#### Work to be completed:
Below are some records. Retype exactly the lines from the one containing "What Plotly.js code" through the one containing "const legendTextStart = [111, 258, 391];", both included, skipping every picture.

#### Records excerpted from a collection:
(begin)
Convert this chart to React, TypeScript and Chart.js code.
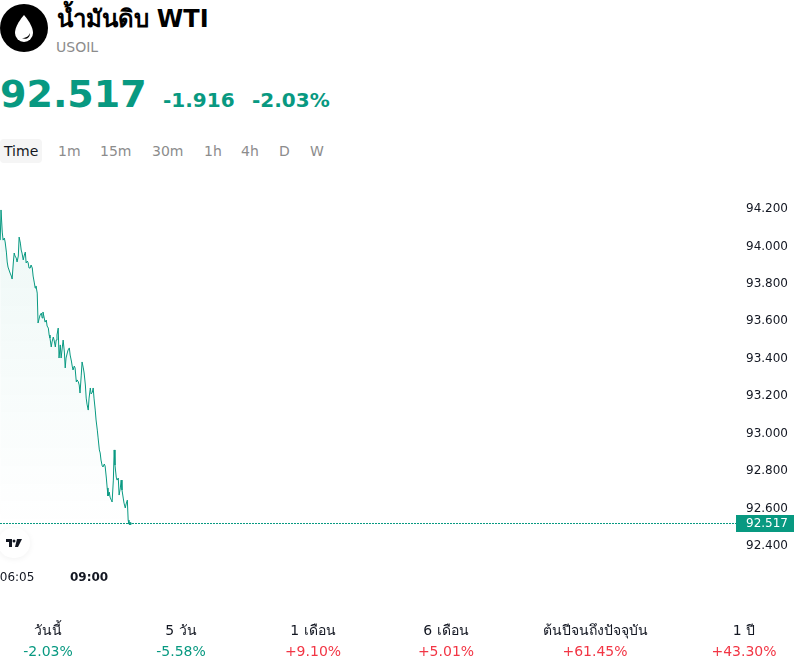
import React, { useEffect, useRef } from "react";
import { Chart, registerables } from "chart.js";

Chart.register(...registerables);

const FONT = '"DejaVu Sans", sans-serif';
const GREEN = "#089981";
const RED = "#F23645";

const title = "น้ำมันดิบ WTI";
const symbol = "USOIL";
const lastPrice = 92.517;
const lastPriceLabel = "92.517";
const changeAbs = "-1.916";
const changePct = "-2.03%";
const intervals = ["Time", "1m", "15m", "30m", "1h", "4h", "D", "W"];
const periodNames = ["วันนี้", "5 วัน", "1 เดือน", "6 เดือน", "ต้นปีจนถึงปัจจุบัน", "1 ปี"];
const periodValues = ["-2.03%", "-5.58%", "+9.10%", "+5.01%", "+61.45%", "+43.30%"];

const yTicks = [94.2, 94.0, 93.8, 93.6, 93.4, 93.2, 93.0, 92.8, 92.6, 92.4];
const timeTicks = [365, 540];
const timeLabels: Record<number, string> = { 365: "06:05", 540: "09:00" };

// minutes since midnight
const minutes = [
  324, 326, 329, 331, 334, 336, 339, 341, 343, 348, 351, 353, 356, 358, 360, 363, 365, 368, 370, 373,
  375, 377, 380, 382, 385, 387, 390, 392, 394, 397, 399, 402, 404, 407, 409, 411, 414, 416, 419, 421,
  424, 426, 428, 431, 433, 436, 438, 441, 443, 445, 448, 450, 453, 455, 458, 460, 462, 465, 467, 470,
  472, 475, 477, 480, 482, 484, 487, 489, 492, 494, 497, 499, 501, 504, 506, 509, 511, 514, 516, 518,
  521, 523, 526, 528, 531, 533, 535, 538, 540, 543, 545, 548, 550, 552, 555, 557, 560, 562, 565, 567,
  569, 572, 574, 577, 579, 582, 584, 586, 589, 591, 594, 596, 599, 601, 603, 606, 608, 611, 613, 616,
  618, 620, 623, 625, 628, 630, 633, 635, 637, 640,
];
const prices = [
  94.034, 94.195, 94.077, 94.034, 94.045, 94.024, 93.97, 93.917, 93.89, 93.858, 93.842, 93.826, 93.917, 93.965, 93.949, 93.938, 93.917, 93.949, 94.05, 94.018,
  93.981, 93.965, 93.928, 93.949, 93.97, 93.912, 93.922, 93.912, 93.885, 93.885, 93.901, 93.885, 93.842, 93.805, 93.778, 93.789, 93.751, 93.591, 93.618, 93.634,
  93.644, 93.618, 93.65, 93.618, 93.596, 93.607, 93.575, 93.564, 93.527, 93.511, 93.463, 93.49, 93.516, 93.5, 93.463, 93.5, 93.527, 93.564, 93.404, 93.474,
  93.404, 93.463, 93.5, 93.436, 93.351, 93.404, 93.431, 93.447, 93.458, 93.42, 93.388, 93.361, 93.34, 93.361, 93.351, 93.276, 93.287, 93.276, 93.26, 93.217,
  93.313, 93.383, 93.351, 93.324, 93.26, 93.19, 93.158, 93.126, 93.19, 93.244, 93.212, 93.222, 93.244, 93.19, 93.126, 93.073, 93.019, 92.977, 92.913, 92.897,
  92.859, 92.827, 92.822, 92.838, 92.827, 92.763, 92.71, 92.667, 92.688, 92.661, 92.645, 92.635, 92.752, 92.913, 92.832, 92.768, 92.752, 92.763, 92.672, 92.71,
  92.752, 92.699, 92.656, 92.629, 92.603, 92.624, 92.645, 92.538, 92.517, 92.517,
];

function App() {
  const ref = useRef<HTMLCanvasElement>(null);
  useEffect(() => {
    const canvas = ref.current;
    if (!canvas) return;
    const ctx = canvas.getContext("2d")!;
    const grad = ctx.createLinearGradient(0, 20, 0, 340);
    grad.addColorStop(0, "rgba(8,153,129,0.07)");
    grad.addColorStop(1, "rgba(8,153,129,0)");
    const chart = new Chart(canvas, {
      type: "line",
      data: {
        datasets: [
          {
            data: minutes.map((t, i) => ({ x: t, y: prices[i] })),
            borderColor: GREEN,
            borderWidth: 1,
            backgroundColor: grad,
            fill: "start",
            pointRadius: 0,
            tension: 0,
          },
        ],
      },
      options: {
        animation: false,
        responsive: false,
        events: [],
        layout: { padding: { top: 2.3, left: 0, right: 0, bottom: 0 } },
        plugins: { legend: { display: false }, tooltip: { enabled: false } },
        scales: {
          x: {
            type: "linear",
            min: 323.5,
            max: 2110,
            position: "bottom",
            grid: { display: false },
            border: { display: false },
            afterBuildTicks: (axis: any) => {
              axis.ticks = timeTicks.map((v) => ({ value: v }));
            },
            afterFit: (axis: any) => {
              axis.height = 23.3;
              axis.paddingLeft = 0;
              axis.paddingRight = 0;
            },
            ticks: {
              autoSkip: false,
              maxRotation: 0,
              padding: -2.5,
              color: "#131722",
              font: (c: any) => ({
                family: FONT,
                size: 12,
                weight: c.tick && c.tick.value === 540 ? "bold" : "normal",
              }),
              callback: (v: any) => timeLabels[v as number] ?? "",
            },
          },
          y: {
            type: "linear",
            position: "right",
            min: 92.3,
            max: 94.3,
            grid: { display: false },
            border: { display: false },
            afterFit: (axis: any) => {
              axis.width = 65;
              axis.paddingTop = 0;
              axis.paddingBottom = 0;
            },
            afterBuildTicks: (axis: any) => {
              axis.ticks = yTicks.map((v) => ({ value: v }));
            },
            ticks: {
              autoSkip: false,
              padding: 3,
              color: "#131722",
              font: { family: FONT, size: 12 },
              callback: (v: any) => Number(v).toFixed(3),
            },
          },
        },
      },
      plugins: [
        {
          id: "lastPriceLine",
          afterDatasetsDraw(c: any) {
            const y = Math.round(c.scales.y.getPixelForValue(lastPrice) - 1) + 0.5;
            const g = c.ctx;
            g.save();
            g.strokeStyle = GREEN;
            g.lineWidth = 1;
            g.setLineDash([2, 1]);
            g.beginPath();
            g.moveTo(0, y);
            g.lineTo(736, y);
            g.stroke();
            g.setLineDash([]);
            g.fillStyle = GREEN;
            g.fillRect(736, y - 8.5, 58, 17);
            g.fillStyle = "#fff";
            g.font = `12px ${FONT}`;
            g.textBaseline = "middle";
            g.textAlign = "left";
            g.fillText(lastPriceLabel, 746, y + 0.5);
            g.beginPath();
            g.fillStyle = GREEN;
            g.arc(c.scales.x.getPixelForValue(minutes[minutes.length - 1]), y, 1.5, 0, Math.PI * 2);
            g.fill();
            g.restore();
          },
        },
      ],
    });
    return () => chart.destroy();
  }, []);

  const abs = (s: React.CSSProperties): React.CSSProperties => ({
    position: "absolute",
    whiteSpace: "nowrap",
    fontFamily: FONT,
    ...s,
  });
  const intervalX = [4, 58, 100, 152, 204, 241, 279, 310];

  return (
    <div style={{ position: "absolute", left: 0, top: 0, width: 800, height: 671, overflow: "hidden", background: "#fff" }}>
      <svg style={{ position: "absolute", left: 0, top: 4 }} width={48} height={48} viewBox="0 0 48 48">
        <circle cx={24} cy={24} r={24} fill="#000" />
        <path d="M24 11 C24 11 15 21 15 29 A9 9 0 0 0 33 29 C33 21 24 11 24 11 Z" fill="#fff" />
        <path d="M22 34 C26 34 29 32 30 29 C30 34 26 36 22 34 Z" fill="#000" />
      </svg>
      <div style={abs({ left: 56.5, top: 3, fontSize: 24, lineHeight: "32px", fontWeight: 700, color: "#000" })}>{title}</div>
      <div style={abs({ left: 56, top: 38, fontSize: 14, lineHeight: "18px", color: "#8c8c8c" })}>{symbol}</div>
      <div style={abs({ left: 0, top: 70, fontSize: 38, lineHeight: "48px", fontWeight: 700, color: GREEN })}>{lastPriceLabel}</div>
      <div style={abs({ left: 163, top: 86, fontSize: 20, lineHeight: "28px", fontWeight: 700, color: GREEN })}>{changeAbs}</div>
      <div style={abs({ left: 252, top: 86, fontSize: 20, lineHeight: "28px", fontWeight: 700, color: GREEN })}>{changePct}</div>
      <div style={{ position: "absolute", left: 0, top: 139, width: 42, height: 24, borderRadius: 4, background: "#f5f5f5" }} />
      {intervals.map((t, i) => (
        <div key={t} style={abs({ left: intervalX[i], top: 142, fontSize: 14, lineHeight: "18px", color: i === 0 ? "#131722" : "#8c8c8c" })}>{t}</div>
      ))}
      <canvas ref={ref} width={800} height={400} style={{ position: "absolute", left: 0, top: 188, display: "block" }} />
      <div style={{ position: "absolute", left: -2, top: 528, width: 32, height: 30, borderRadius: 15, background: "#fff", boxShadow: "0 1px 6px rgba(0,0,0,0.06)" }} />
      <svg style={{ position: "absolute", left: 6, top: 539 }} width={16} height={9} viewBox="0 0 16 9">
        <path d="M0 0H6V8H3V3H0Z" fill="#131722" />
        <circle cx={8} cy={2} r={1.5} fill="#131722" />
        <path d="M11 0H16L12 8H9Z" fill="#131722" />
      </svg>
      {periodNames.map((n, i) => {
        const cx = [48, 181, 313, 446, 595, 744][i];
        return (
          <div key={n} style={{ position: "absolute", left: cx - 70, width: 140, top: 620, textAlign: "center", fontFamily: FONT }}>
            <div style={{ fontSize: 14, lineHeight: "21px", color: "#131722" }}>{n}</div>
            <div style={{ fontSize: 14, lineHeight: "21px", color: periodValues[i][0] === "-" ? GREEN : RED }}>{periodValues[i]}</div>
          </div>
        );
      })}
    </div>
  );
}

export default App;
(end)
(begin)
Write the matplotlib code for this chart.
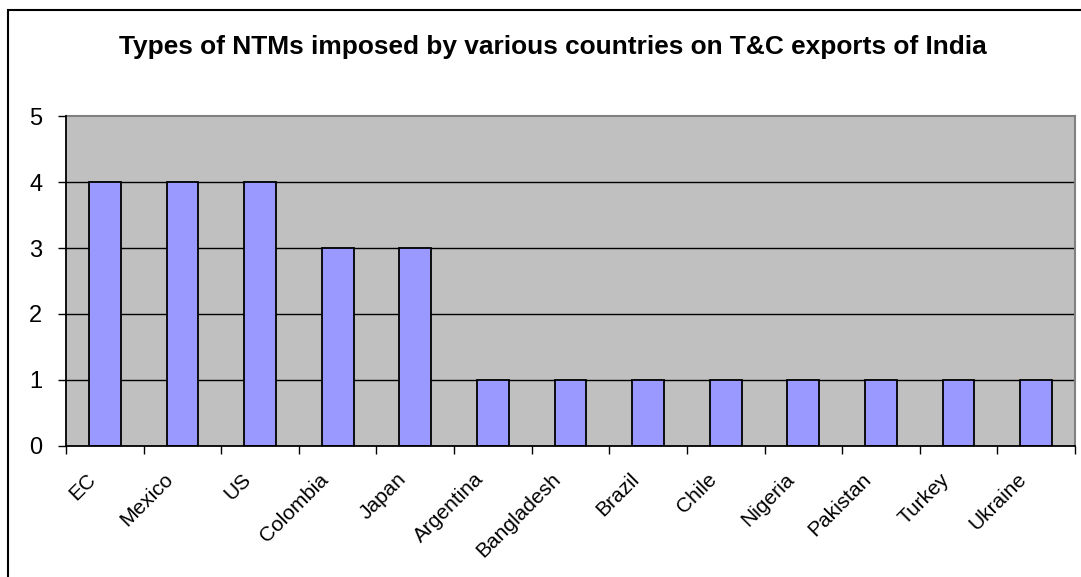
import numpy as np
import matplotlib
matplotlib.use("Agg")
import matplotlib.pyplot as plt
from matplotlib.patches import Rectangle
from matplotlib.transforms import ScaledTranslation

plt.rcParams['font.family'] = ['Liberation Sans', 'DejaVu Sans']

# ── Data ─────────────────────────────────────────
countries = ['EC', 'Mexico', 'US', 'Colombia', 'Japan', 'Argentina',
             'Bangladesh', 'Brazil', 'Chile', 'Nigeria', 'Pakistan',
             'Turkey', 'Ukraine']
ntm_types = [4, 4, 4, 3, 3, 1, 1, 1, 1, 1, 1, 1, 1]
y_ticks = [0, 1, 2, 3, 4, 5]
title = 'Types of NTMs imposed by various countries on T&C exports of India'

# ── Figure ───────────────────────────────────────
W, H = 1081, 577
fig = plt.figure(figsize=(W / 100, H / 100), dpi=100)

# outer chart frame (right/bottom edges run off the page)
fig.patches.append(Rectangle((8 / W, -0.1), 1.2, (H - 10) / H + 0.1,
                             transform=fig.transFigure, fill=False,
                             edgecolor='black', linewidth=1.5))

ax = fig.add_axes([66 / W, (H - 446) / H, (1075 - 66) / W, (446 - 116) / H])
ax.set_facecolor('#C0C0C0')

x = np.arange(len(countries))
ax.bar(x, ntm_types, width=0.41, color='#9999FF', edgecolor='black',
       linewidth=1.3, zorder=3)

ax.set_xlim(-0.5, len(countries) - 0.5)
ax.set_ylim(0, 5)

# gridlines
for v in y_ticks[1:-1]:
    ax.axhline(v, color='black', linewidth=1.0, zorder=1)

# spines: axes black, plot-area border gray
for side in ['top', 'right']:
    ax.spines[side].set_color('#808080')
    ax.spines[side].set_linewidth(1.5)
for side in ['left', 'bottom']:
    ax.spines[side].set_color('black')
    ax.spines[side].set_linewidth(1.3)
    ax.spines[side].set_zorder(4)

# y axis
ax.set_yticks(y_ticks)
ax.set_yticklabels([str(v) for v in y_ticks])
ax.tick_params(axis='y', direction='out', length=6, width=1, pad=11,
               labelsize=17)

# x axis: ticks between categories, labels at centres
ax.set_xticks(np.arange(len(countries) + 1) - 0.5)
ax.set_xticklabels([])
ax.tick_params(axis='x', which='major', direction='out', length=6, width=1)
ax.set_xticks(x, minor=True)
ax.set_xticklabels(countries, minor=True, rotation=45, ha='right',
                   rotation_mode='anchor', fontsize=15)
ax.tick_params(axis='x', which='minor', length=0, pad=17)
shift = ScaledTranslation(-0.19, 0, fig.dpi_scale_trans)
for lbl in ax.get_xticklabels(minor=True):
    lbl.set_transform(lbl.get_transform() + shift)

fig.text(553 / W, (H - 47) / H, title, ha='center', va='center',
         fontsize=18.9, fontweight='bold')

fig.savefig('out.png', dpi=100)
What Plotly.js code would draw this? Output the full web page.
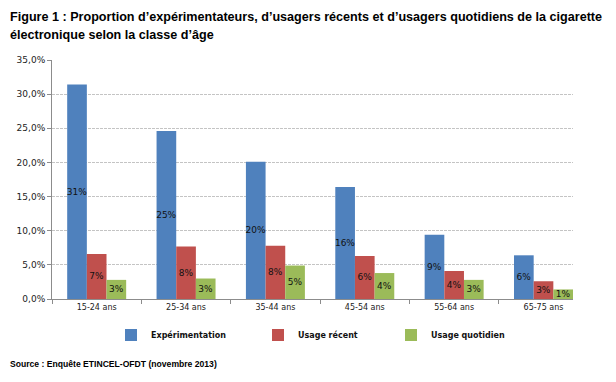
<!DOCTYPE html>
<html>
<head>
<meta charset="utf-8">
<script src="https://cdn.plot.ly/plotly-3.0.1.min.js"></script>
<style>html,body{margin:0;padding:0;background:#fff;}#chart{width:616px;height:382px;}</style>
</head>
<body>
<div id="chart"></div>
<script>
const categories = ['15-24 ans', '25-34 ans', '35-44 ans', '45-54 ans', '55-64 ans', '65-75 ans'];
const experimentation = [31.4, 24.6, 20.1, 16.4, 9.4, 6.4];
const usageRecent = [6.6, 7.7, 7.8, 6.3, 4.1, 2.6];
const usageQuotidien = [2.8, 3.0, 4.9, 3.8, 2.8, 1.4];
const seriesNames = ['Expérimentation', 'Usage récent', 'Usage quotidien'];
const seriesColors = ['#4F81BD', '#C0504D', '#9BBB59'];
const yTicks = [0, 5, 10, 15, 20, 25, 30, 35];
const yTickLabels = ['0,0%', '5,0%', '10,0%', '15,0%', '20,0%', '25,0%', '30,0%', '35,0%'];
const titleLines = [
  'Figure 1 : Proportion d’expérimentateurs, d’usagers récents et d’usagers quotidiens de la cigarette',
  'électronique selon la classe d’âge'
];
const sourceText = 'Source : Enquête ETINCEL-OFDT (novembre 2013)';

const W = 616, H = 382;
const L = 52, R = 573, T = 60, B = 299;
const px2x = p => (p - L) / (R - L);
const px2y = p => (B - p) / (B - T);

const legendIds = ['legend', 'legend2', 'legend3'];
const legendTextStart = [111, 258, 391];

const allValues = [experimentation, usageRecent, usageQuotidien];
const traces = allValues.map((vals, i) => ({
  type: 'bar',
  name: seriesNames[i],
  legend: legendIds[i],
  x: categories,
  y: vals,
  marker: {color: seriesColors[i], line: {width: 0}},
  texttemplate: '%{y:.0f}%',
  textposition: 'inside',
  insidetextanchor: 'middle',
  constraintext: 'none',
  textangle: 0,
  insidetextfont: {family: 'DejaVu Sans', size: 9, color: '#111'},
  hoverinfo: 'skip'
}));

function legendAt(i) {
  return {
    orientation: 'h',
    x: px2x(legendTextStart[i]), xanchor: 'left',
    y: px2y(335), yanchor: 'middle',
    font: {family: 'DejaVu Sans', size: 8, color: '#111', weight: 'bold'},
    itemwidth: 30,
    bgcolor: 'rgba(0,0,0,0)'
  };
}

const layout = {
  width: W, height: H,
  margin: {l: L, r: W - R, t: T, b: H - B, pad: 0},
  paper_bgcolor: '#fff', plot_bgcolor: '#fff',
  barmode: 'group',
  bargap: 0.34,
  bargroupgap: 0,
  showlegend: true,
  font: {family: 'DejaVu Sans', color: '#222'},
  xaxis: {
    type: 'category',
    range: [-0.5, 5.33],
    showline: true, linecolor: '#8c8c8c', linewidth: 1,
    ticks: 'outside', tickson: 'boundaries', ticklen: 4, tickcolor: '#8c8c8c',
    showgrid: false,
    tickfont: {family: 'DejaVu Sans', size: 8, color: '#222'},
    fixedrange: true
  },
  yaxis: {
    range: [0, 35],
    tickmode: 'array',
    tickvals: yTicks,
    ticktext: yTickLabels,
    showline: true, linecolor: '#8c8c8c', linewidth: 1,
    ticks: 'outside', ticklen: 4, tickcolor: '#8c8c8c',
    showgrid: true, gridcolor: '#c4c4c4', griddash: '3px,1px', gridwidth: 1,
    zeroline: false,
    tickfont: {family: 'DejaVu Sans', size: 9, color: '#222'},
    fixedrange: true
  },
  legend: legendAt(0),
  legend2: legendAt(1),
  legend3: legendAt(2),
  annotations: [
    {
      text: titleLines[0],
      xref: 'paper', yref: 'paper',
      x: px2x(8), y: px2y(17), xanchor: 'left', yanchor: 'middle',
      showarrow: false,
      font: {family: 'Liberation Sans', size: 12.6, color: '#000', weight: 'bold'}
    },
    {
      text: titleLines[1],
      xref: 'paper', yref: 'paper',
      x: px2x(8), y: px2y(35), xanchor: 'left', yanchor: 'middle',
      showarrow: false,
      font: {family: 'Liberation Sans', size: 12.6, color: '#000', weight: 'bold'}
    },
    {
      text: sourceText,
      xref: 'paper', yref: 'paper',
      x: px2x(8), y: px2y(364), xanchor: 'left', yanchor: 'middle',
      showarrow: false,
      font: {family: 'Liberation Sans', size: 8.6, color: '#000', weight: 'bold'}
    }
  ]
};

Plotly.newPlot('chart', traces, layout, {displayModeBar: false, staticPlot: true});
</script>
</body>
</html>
(end)
(begin)
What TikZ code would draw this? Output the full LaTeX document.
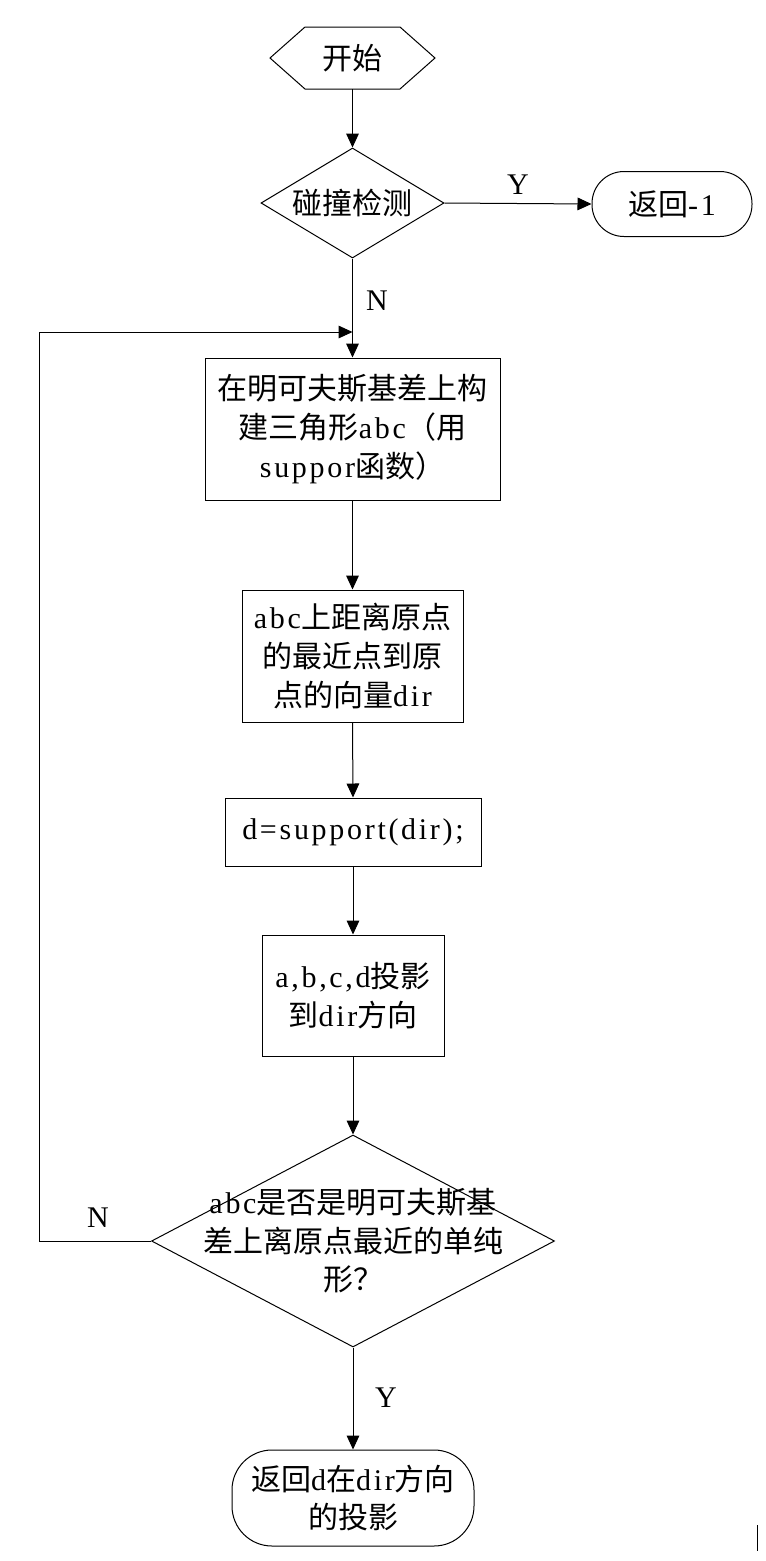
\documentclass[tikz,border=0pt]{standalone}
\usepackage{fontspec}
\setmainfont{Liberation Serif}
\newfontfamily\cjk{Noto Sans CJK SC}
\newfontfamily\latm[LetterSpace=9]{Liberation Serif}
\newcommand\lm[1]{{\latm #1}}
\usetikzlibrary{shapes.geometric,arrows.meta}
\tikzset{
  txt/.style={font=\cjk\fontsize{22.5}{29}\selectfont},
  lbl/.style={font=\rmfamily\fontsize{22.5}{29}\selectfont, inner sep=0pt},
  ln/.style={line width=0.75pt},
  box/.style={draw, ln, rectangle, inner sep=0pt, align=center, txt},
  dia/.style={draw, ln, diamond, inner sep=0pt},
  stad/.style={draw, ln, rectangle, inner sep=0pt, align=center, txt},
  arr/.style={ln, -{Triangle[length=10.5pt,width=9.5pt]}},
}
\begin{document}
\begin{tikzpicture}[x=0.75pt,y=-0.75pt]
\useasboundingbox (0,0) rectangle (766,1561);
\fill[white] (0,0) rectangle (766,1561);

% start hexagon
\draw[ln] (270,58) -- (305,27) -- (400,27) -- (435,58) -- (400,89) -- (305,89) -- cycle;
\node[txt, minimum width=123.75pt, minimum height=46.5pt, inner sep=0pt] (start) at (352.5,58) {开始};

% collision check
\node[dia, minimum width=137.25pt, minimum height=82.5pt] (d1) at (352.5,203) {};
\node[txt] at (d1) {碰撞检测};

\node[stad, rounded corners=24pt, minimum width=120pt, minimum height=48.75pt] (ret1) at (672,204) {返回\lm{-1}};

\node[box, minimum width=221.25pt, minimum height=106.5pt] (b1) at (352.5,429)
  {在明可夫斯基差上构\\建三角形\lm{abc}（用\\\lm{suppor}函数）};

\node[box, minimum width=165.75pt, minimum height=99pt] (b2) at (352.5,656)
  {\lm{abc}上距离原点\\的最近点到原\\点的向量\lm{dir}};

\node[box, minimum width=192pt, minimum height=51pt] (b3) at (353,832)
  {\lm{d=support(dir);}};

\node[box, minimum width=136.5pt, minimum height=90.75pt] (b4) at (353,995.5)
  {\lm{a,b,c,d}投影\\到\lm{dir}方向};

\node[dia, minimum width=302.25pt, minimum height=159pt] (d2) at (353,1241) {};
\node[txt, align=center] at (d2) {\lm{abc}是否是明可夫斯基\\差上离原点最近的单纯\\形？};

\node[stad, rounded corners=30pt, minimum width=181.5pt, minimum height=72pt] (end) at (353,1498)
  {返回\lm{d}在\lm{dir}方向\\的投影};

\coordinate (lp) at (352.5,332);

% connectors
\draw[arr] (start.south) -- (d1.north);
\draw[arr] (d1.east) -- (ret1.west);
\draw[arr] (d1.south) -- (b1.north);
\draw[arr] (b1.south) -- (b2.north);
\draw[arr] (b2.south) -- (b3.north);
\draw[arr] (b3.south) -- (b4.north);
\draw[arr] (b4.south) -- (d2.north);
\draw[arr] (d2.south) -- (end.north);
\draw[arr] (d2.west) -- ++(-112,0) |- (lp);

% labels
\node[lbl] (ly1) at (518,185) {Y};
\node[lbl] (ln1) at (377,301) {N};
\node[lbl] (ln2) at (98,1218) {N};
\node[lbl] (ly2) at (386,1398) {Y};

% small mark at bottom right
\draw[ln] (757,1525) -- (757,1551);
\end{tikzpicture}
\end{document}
(end)
#### Exercise result:
What Plotly.js code would draw this? Output the full web page.
<!DOCTYPE html>
<html>
<head>
<meta charset="utf-8">
<script src="https://cdn.plot.ly/plotly-3.0.1.min.js"></script>
<style>html,body{margin:0;padding:0;background:#fff;}#chart{width:616px;height:382px;}</style>
</head>
<body>
<div id="chart"></div>
<script>
const categories = ['15-24 ans', '25-34 ans', '35-44 ans', '45-54 ans', '55-64 ans', '65-75 ans'];
const experimentation = [31.4, 24.6, 20.1, 16.4, 9.4, 6.4];
const usageRecent = [6.6, 7.7, 7.8, 6.3, 4.1, 2.6];
const usageQuotidien = [2.8, 3.0, 4.9, 3.8, 2.8, 1.4];
const seriesNames = ['Expérimentation', 'Usage récent', 'Usage quotidien'];
const seriesColors = ['#4F81BD', '#C0504D', '#9BBB59'];
const yTicks = [0, 5, 10, 15, 20, 25, 30, 35];
const yTickLabels = ['0,0%', '5,0%', '10,0%', '15,0%', '20,0%', '25,0%', '30,0%', '35,0%'];
const titleLines = [
  'Figure 1 : Proportion d’expérimentateurs, d’usagers récents et d’usagers quotidiens de la cigarette',
  'électronique selon la classe d’âge'
];
const sourceText = 'Source : Enquête ETINCEL-OFDT (novembre 2013)';

const W = 616, H = 382;
const L = 52, R = 573, T = 60, B = 299;
const px2x = p => (p - L) / (R - L);
const px2y = p => (B - p) / (B - T);

const legendIds = ['legend', 'legend2', 'legend3'];
const legendTextStart = [111, 258, 391];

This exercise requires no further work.